- Exercise brief:
The lines to extract run from the first line of the material below to the line containing "line width=1pt, minimum", both included; leave the pictures behind.
Provided material start
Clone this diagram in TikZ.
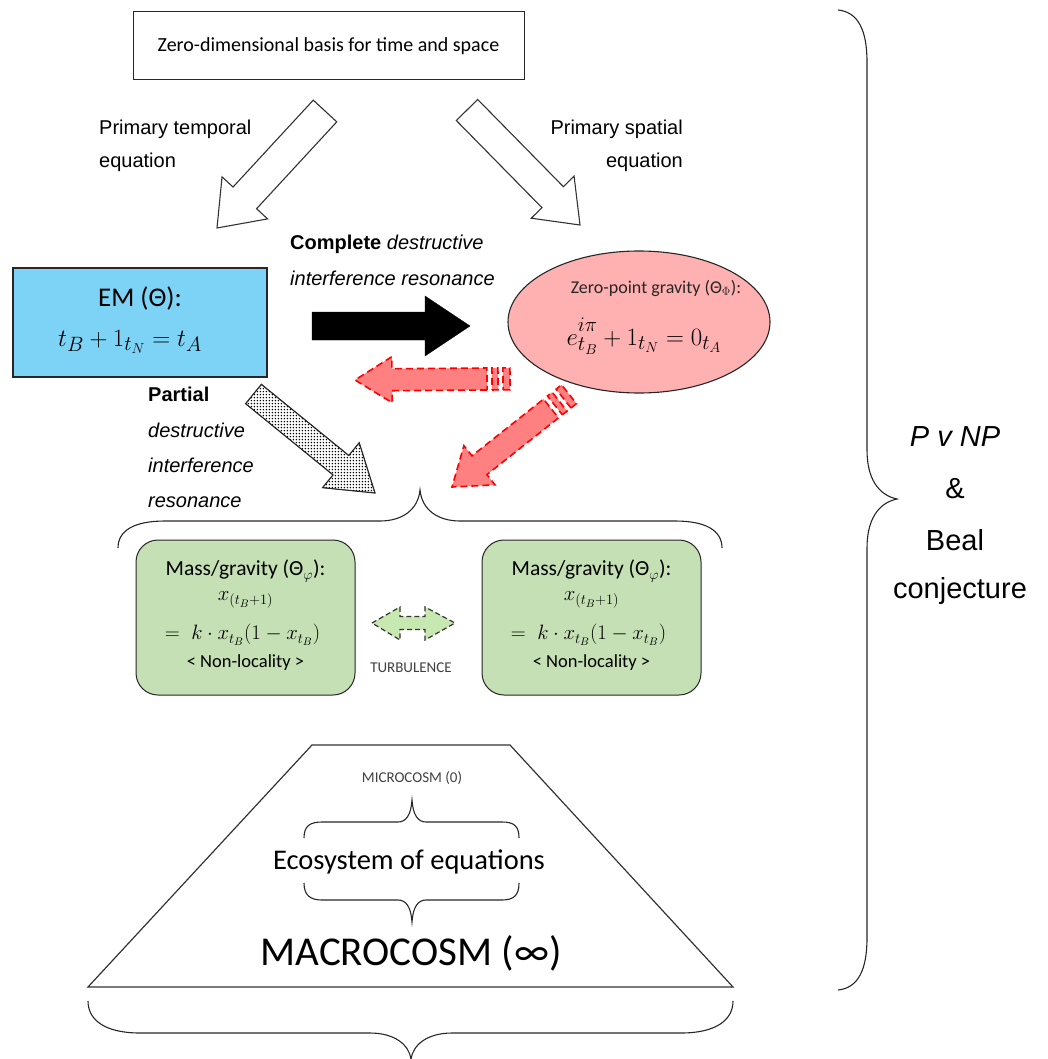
\documentclass[tikz,border=0pt]{standalone}
\usepackage{fontspec}
\setmainfont{Carlito}
\newfontfamily\arialf{Liberation Sans}
\usetikzlibrary{calc,patterns.meta,shapes.geometric}
\definecolor{emblue}{RGB}{125,211,245}
\definecolor{zpink}{RGB}{255,176,176}
\definecolor{mgreen}{RGB}{197,224,180}
\definecolor{rfill}{RGB}{255,128,128}
\definecolor{tgreen}{RGB}{200,232,178}
\definecolor{rline}{RGB}{255,0,0}
\tikzdeclarepattern{
  name=coarsedots,
  type=uncolored,
  bounding box={(0pt,0pt) and (3.4pt,3.4pt)},
  tile size={(3.4pt,3.4pt)},
  code={\fill (1.7pt,1.7pt) circle (0.9pt);}
}
% block arrow: #1 tail, #2 tip, #3 half shaft, #4 half head, #5 head length, #6 style
\newcommand{\blockarr}[6]{%
  \draw[#6] ($(#1)!#3!90:(#2)$) -- ($(#2)!#5!(#1)!#3!-90:(#1)$) -- ($(#2)!#5!(#1)!#4!-90:(#1)$)
    -- (#2) -- ($(#2)!#5!(#1)!#4!90:(#1)$) -- ($(#2)!#5!(#1)!#3!90:(#1)$)
    -- ($(#1)!#3!-90:(#2)$) -- cycle;}
% stripe behind tail: #1 tail, #2 tip, #3 d1, #4 d2, #5 half width, #6 style
\newcommand{\stripebar}[6]{%
  \draw[#6] ($(#1)!-#3!(#2)!#5!90:(#2)$) -- ($(#1)!-#4!(#2)!#5!90:(#2)$)
    -- ($(#1)!-#4!(#2)!#5!-90:(#2)$) -- ($(#1)!-#3!(#2)!#5!-90:(#2)$) -- cycle;}
\tikzset{
  hollow/.style={draw=black!80, line width=1.1pt, fill=white, line join=miter},
  redarr/.style={draw=rline, fill=rfill, line width=1.6pt, dash pattern=on 7pt off 4pt},
  lbl/.style={font=\arialf\fontsize{20}{24}\selectfont, inner sep=0pt, text height=14pt, text depth=5pt},
  rlbl/.style={font=\arialf\fontsize{29}{34}\selectfont, inner sep=0pt},
  gtxt/.style={inner sep=0pt, font=\fontsize{21.5}{25}\selectfont},
  gbox/.style={draw=black!85, line width=1pt, fill=mgreen, rounded corners=22pt, minimum width=219pt, minimum height=155pt},
  brace/.style={draw=black!85, line width=1.1pt},
}
\begin{document}
\begin{tikzpicture}[x=1pt, y=-1pt]
\useasboundingbox (0,0) rectangle (1047,1059);

% top box
\node[draw=black!85, line width=1pt, minimum width=391pt, minimum height=68pt, font=\fontsize{20}{24}\selectfont] (top) at (328.5,46) {Zero-dimensional basis for time and space};

% EM box
\node[draw=black!85, line width=1.4pt, fill=emblue, minimum width=254pt, minimum height=109pt] (em) at (140,322.5) {};
\node[inner sep=0pt, font=\fontsize{27}{30}\selectfont] (emt) at (140,298) {EM (Θ):};
\node[inner sep=0pt, font=\fontsize{31}{34}\selectfont] (emeq) at (130,342) {$t_B + 1_{t_N} = t_A$};

% ellipse
\node[ellipse, draw=black!85, line width=1.1pt, fill=zpink, minimum width=262pt, minimum height=142pt] (zp) at (639,322) {};
\node[inner sep=0pt, font=\fontsize{18}{21}\selectfont, text=black!85] (zpt) at (656,288) {Zero-point gravity (Θ$_\Phi$):};
\node[inner sep=0pt, font=\fontsize{30}{33}\selectfont] (zpeq) at (644,335) {$e^{i\pi\mathstrut}_{t_B} + 1_{t_N} = 0_{t_A}$};

% labels
\node[lbl, anchor=west] (pt1) at (99,130) {Primary temporal};
\node[lbl, anchor=west] (pt2) at (99,163) {equation};
\node[lbl, anchor=east] (ps1) at (683,130) {Primary spatial};
\node[lbl, anchor=east] (ps2) at (683,163) {equation};
\node[lbl, anchor=west] (cd1) at (290,245) {\textbf{Complete} \textit{destructive}};
\node[lbl, anchor=west] (cd2) at (290,281) {\textit{interference resonance}};
\node[lbl, anchor=west] (pd1) at (148,397) {\textbf{Partial}};
\node[lbl, anchor=west] (pd2) at (148,433) {\textit{destructive}};
\node[lbl, anchor=west] (pd3) at (148,468) {\textit{interference}};
\node[lbl, anchor=west] (pd4) at (148,503) {\textit{resonance}};

% hollow arrows
\coordinate (lt) at (325,111); \coordinate (lp) at (217,228);
\coordinate (rt) at (467,110); \coordinate (rp) at (580,225);
\blockarr{lt}{lp}{16pt}{31pt}{41pt}{hollow}
\blockarr{rt}{rp}{15pt}{30pt}{39pt}{hollow}

% black arrow
\coordinate (bt) at (312,326); \coordinate (bp) at (470,326);
\blockarr{bt}{bp}{14pt}{30pt}{45pt}{fill=black, draw=black}

% red left arrow (striped)
\coordinate (r1t) at (487,379); \coordinate (r1p) at (355,380);
\blockarr{r1t}{r1p}{11pt}{23pt}{37pt}{redarr}
\stripebar{r1t}{r1p}{5pt}{11pt}{11pt}{redarr}
\stripebar{r1t}{r1p}{16pt}{23pt}{11pt}{redarr}

% red diagonal arrow (striped)
\coordinate (r2t) at (551,408.5); \coordinate (r2p) at (452,487);
\blockarr{r2t}{r2p}{12pt}{25pt}{35pt}{redarr}
\stripebar{r2t}{r2p}{5pt}{11pt}{12pt}{redarr}
\stripebar{r2t}{r2p}{16pt}{23pt}{12pt}{redarr}

% dotted arrow
\coordinate (dt) at (253.5,394); \coordinate (dp) at (375,493);
\blockarr{dt}{dp}{12.5pt}{29pt}{44pt}{fill=white}
\blockarr{dt}{dp}{12.5pt}{29pt}{44pt}{pattern={coarsedots}, pattern color=black, draw=black!85, line width=1.1pt}

% brace above green boxes
\coordinate (ba1) at (118,548); \coordinate (ba2) at (420,490); \coordinate (ba3) at (722,548);
\draw[brace] (ba1) .. controls (118,530) and (135,521) .. (165,521) -- (380,521)
  .. controls (402,521) and (418,510) .. (ba2) .. controls (422,510) and (438,521) .. (460,521)
  -- (675,521) .. controls (705,521) and (722,530) .. (ba3);

% green boxes
\node[gbox] (g1) at (245.5,617.5) {};
\node[gbox] (g2) at (591.5,617.5) {};
\foreach \n/\cx in {a/245.5, b/591.5}{
  \node[gtxt] (m1\n) at (\cx,571) {Mass/gravity (Θ$_\varphi$):};
  \node[gtxt] (m2\n) at (\cx,600) {$x_{(t_B+1)}$};
  \node[gtxt] (m3\n) at (\cx-3,635) {$=\;k\cdot x_{t_B}(1-x_{t_B})$};
  \node[gtxt, font=\fontsize{18.5}{22}\selectfont] (m4\n) at (\cx,663) {< Non-locality >};
}

% turbulence double arrow
\draw[draw=black!80, fill=tgreen, line width=1.2pt, dash pattern=on 5pt off 3pt]
  (372,623) -- (400,607) -- (400,616.5) -- (425,616.5) -- (425,607) -- (455,623)
  -- (425,640) -- (425,629.5) -- (400,629.5) -- (400,640) -- cycle;
\node[inner sep=0pt, font=\fontsize{15}{18}\selectfont, text=black!75] (turb) at (411,668) {TURBULENCE};

% trapezoid
\coordinate (tz1) at (312,745); \coordinate (tz2) at (510,745);
\coordinate (tz3) at (733,987); \coordinate (tz4) at (88,987);
\draw[draw=black!80, line width=1.2pt] (tz1) -- (tz2) -- (tz3) -- (tz4) -- cycle;
\node[inner sep=0pt, font=\fontsize{15}{18}\selectfont, text=black!75] (micro) at (412,778) {MICROCOSM (0)};
\node[inner sep=0pt, font=\fontsize{28.5}{33}\selectfont] (eco) at (409,862) {Ecosystem of equations};
\node[inner sep=0pt, font=\fontsize{41}{47}\selectfont] (macro) at (411,953) {MACROCOSM (∞)};
\coordinate (sb1) at (304,838); \coordinate (sb2) at (412,800); \coordinate (sb3) at (519,838);
\draw[brace] (sb1) .. controls (304,826) and (310,822) .. (322,822) -- (398,822)
  .. controls (406,822) and (411,815) .. (sb2) .. controls (413,815) and (418,822) .. (426,822)
  -- (502,822) .. controls (514,822) and (519,826) .. (sb3);
\coordinate (sc1) at (304,883); \coordinate (sc2) at (412,922); \coordinate (sc3) at (519,883);
\draw[brace] (sc1) .. controls (304,895) and (310,900) .. (322,900) -- (398,900)
  .. controls (406,900) and (411,907) .. (sc2) .. controls (413,907) and (418,900) .. (426,900)
  -- (502,900) .. controls (514,900) and (519,895) .. (sc3);

% bottom brace
\coordinate (bb1) at (88,1001); \coordinate (bb2) at (411,1059); \coordinate (bb3) at (733,1001);
\draw[brace] (bb1) .. controls (88,1020) and (105,1033) .. (140,1033) -- (370,1033)
  .. controls (395,1033) and (409,1045) .. (bb2) .. controls (413,1045) and (427,1033) .. (452,1033)
  -- (681,1033) .. controls (716,1033) and (733,1020) .. (bb3);

% right brace
\coordinate (rb1) at (838,10); \coordinate (rb2) at (897,499); \coordinate (rb3) at (838,990);
\draw[brace] (rb1) .. controls (858,12) and (867,30) .. (867,62) -- (867,450)
  .. controls (867,478) and (878,495) .. (rb2) .. controls (878,503) and (867,520) .. (867,548)
  -- (867,938) .. controls (867,970) and (858,988) .. (rb3);
\node[rlbl] (pnp) at (955,437) {\textit{P v NP}};
\node[rlbl] (amp) at (955,489) {\&};
\node[rlbl] (beal) at (955,540) {Beal};
\node[rlbl] (conj) at (960,591) {conjecture};
\end{tikzpicture}
\end{document}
Provided material end
- Written reply:
Clone this diagram in TikZ.
\documentclass[tikz,border=0pt]{standalone}
\usepackage{fontspec}
\setmainfont{Carlito}
\newfontfamily\arialf{Liberation Sans}
\usetikzlibrary{calc,patterns.meta,shapes.geometric}
\definecolor{emblue}{RGB}{125,211,245}
\definecolor{zpink}{RGB}{255,176,176}
\definecolor{mgreen}{RGB}{197,224,180}
\definecolor{rfill}{RGB}{255,128,128}
\definecolor{tgreen}{RGB}{200,232,178}
\definecolor{rline}{RGB}{255,0,0}
\tikzdeclarepattern{
  name=coarsedots,
  type=uncolored,
  bounding box={(0pt,0pt) and (3.4pt,3.4pt)},
  tile size={(3.4pt,3.4pt)},
  code={\fill (1.7pt,1.7pt) circle (0.9pt);}
}
% block arrow: #1 tail, #2 tip, #3 half shaft, #4 half head, #5 head length, #6 style
\newcommand{\blockarr}[6]{%
  \draw[#6] ($(#1)!#3!90:(#2)$) -- ($(#2)!#5!(#1)!#3!-90:(#1)$) -- ($(#2)!#5!(#1)!#4!-90:(#1)$)
    -- (#2) -- ($(#2)!#5!(#1)!#4!90:(#1)$) -- ($(#2)!#5!(#1)!#3!90:(#1)$)
    -- ($(#1)!#3!-90:(#2)$) -- cycle;}
% stripe behind tail: #1 tail, #2 tip, #3 d1, #4 d2, #5 half width, #6 style
\newcommand{\stripebar}[6]{%
  \draw[#6] ($(#1)!-#3!(#2)!#5!90:(#2)$) -- ($(#1)!-#4!(#2)!#5!90:(#2)$)
    -- ($(#1)!-#4!(#2)!#5!-90:(#2)$) -- ($(#1)!-#3!(#2)!#5!-90:(#2)$) -- cycle;}
\tikzset{
  hollow/.style={draw=black!80, line width=1.1pt, fill=white, line join=miter},
  redarr/.style={draw=rline, fill=rfill, line width=1.6pt, dash pattern=on 7pt off 4pt},
  lbl/.style={font=\arialf\fontsize{20}{24}\selectfont, inner sep=0pt, text height=14pt, text depth=5pt},
  rlbl/.style={font=\arialf\fontsize{29}{34}\selectfont, inner sep=0pt},
  gtxt/.style={inner sep=0pt, font=\fontsize{21.5}{25}\selectfont},
  gbox/.style={draw=black!85, line width=1pt, fill=mgreen, rounded corners=22pt, minimum width=219pt, minimum height=155pt},
  brace/.style={draw=black!85, line width=1.1pt},
}
\begin{document}
\begin{tikzpicture}[x=1pt, y=-1pt]
\useasboundingbox (0,0) rectangle (1047,1059);

% top box
\node[draw=black!85, line width=1pt, minimum width=391pt, minimum height=68pt, font=\fontsize{20}{24}\selectfont] (top) at (328.5,46) {Zero-dimensional basis for time and space};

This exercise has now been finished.